Исаак Фильштинский с немалой долей насмешки рассказывает, как некоторые заключенные использовали эту начальственную политику в своих целях. Один бывший шофер заявил, что может сконструировать механизм, добывающий топливо для машин “прямо… из воздуха”. Начальство загорелось и выделило ему особую мастерскую: “Я не могу сказать, поверило ли лагерное начальство в возможность подобного изобретения или нет, – рассказывал Фильштинский. – Скорее всего, оно просто старалось выполнить очередную инструкцию ГУЛАГа. В каждом лагере должны были быть свои изобретатели и рационализаторы. <…> А потом, чем черт не шутит, вдруг у Вдовина что-то получится – ведь тогда и лагерное начальство огребет Сталинскую премию!” В конце концов Вдовина разоблачили: однажды, возвращаясь с завода, он нес “огромную конструкцию”, состоявшую, в частности, из консервных банок и спичечных коробков. Тут-то начальство и распознало блеф[835].
Как и по всей стране, в лагерях шло “социалистическое соревнование” и чествовались ударники, перевыполнявшие норму в три, а то и в четыре раза. Первые такие кампании 1930‑х годов я описала в главе 4, но они продолжались и в 1940‑е – с меньшим энтузиазмом, но с большей долей абсурдной гиперболизации. Победители соревнования получали награды разного рода. Помимо лучшего питания и лучших условий жизни, им иной раз полагалось и нечто менее осязаемое. В 1942 году, к примеру, за доблестный труд вручали “книжку отличника”. В ней – календарик с клеточками для процентов выполнения нормы за каждый месяц; листки для записей о рацпредложениях и изобретениях; перечень прав, предоставляемых обладателю книжки (на лучшее место в общежитии “со всеми положенными постельными принадлежностями”, на первоочередное получение “обмундирования первого срока и продуктов питания по установленным нормам”, на неограниченное получение “с разрешения начальника лагерного подразделения” передач от родных и знакомых и т. д.); и цитата из Сталина: “…трудовой человек чувствует себя у нас свободным гражданином своей страны, своего рода общественным деятелем. И если он работает хорошо и дает обществу то, что может дать, – он герой труда, он овеян славой”[836].

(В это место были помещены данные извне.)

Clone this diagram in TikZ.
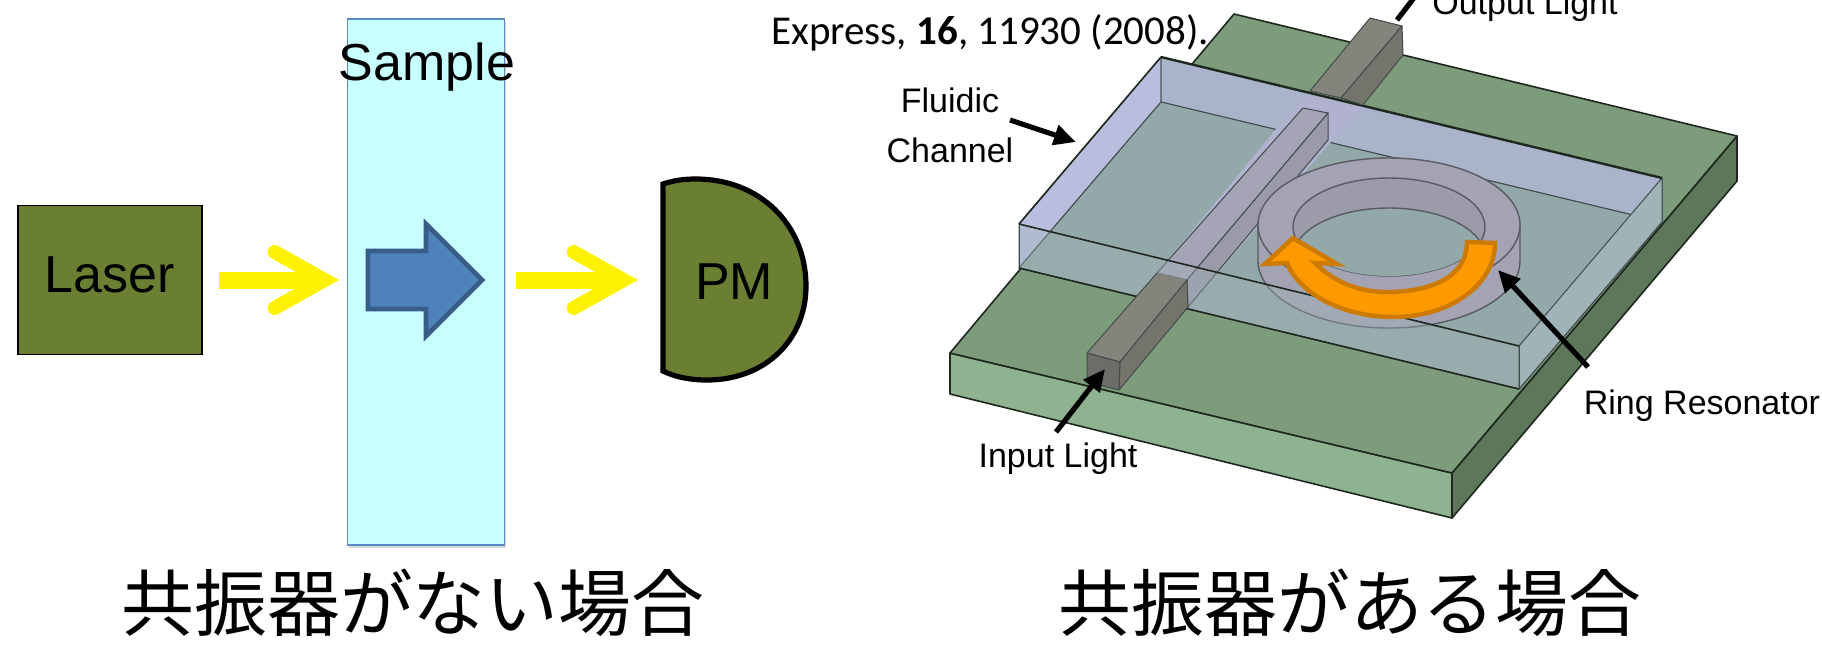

Не все относились к таким наградам серьезно. Вот что писал о результатах трудового соревнования поляк Антоний Экарт:
Была воздвигнута фанерная доска почета, на которой вывешивались итоги социалистического рабочего соревнования. Иногда к ней прикрепляли кое-как нарисованный портрет ведущего “ударника”, сопровождаемый подробностями его достижений. Цифры были невероятные – пятьсот, даже тысяча процентов нормы. А ведь работа была – рыть землю лопатой. Даже самому тупому заключенному понятно было, что нельзя нарыть в пять-десять раз больше обычного…[837]
Воспитатели из КВЧ должны были, кроме того, убеждать “отказчиков” в том, что в их интересах работать, а не сидеть в штрафном изоляторе или перебиваться на штрафном пайке. Разумеется, к их лекциям мало кто относился всерьез: было много других способов заставить человека работать. Но кое-кто клевал на эту удочку, к большой радости гулаговского начальства в Москве. Оно-то относилось к этой функции КВЧ чрезвычайно серьезно и даже периодически созывало совещания начальников КВЧ, где докладчикам задавались, например, такие вопросы: “Какая основная причина и мотивировка отказчиков?” или “Чем вызвалось непредставление выходного дня?”.
На одном таком совещании, проходившем во время Второй мировой войны, организаторы активно обменивались опытом. Один из них признал, что “есть отказчики, которые не идут на работу потому, что их используют не по силам, они получают мало хлеба…”
Но он же утверждал, что даже на голодного человека можно воздействовать: одному отказчику, у которого брат находился на фронте, он сказал, что “отказ от работы – это нож, занесенный над шеей брата”. И заключенный вышел на работу. В другом лагере отказчикам показали фильм “Ленинград в борьбе”, после чего в их настроениях произошел “резкий перелом”. Еще один начальник КВЧ сообщил, что в его лагере членам ударных “фронтовых” бригад предоставлены лучшие бараки и созданы лучшие культурно-бытовые условия. После работы они “украшают свои бараки”, разводят цветы. Им даже разрешили заводить индивидуальные огороды. В этом месте на полях стенограммы синим карандашом размашисто написано: “Хорошо!!”[838]